By the end of the first day in the course, I had the whole class laughing.
“You’re all having fun? That’s great! When you’re all having a good time, I can work you a lot harder.”
The laughter stopped. Everyone looked at me as if I’d just kicked their dog.
Students aren’t really a hostile audience. They want their professor to be likable. But it’s one thing to do stand-up comedy in front of a class, and quite another to have students enjoy overcoming the adversities that are built into a course.
When the going gets tough, the tough laugh. The harder the going, the more important that is. Laughter works in the classroom – if you’ve just given your all on a class assignment, then discover that you were completely off track and not even close to a good answer, what else can you do? Cry and crawl out onto the nearest window ledge? Much better to just laugh at it, learn from it, and go on. If you laugh, you get another chance. If you jump, well, that’s pretty much the end of it.
Humor – self-deprecating and without malice – adds buoyancy to the soul, making it damn near unsinkable.
In my experience, whether at karate gasshuku, a football practice, or a business meeting, you’ll find that the best, truest leaders, will be the ones who start the laughing.

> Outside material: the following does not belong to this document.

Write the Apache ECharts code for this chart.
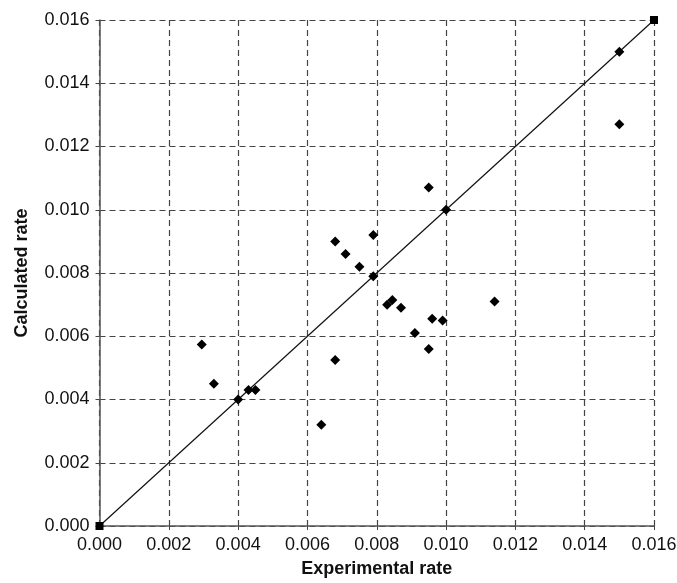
<!DOCTYPE html>
<html>
<head>
<meta charset="utf-8">
<script src="https://cdn.jsdelivr.net/npm/echarts@6/dist/echarts.min.js"></script>
<style>
  html, body { margin: 0; padding: 0; background: #fff; }
  #chart { width: 677px; height: 583px; }
</style>
</head>
<body>
<div id="chart"></div>
<script>
// Experimental vs calculated rates
const experimental = [0.0150, 0.0150, 0.0095, 0.0100, 0.0079, 0.0068, 0.0071, 0.0075,
  0.0079, 0.00845, 0.0083, 0.0087, 0.0114, 0.0096, 0.0099, 0.0091, 0.0095, 0.0068,
  0.0064, 0.00295, 0.0033, 0.0040, 0.0043, 0.0045];
const calculated = [0.0150, 0.0127, 0.0107, 0.0100, 0.0092, 0.0090, 0.0086, 0.0082,
  0.0079, 0.00715, 0.0070, 0.0069, 0.0071, 0.00655, 0.0065, 0.0061, 0.0056, 0.00525,
  0.0032, 0.00574, 0.0045, 0.0040, 0.0043, 0.0043];

// Parity line end points
const parityX = [0, 0.016];
const parityY = [0, 0.016];

const font = 'Liberation Sans, Arial, sans-serif';

const chart = echarts.init(document.getElementById('chart'), null, { renderer: 'canvas' });

function axis(name, isY) {
  return {
    type: 'value',
    min: 0,
    max: 0.016,
    interval: 0.002,
    name: name,
    nameLocation: 'middle',
    nameGap: isY ? 68 : 34,
    nameTextStyle: { fontFamily: font, fontSize: 18, fontWeight: 'bold', color: '#111' },
    axisLine: { show: true, onZero: false, lineStyle: { color: '#555', width: 1.5 } },
    axisTick: { show: true, length: 4, lineStyle: { color: '#444' } },
    axisLabel: {
      fontFamily: font, fontSize: 18, color: '#111', margin: 10,
      formatter: v => v.toFixed(3)
    },
    splitLine: { show: true, lineStyle: { color: '#444', type: [6, 4], width: 1.2 } }
  };
}

chart.setOption({
  animation: false,
  backgroundColor: '#fff',
  grid: { left: 99.5, right: 23, top: 20, bottom: 57, containLabel: false, outerBoundsMode: 'none' },
  xAxis: axis('Experimental rate', false),
  yAxis: axis('Calculated rate', true),
  series: [
    {
      type: 'line',
      data: parityX.map((x, i) => [x, parityY[i]]),
      symbol: 'rect',
      symbolSize: 8,
      showSymbol: true,
      lineStyle: { color: '#111', width: 1.2 },
      itemStyle: { color: '#000' },
      z: 3
    },
    {
      type: 'scatter',
      data: experimental.map((x, i) => [x, calculated[i]]),
      symbol: 'diamond',
      symbolSize: 10,
      itemStyle: { color: '#000', opacity: 1 },
      z: 4
    }
  ]
});
</script>
</body>
</html>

It’ll be an easy, light joke – not the clown guffaw – that gets everyone looking up, doing better, and most important, persevering.
When Lou Gerstner was CEO at IBM, it seemed the every executive meeting started with a joke, just enough to loosen up the room and finished with a laugh. I can assure you that nobody has ever mistaken Mr. Gerstner for a stand-up comedian, but he knew the value of humor and used it.
Shakespeare wrote that life is a comedy to those who laugh and a tragedy to those who cry. I would add that tragedy sucks. We get enough of it anyway, so there’s no good reason to go looking for more.
Sorrow sinks, but humor floats like bubbles in champagne. Go ahead, laugh, and see if you can float over your adversities. Even if your bubble pops, at least you’ll have had a better time.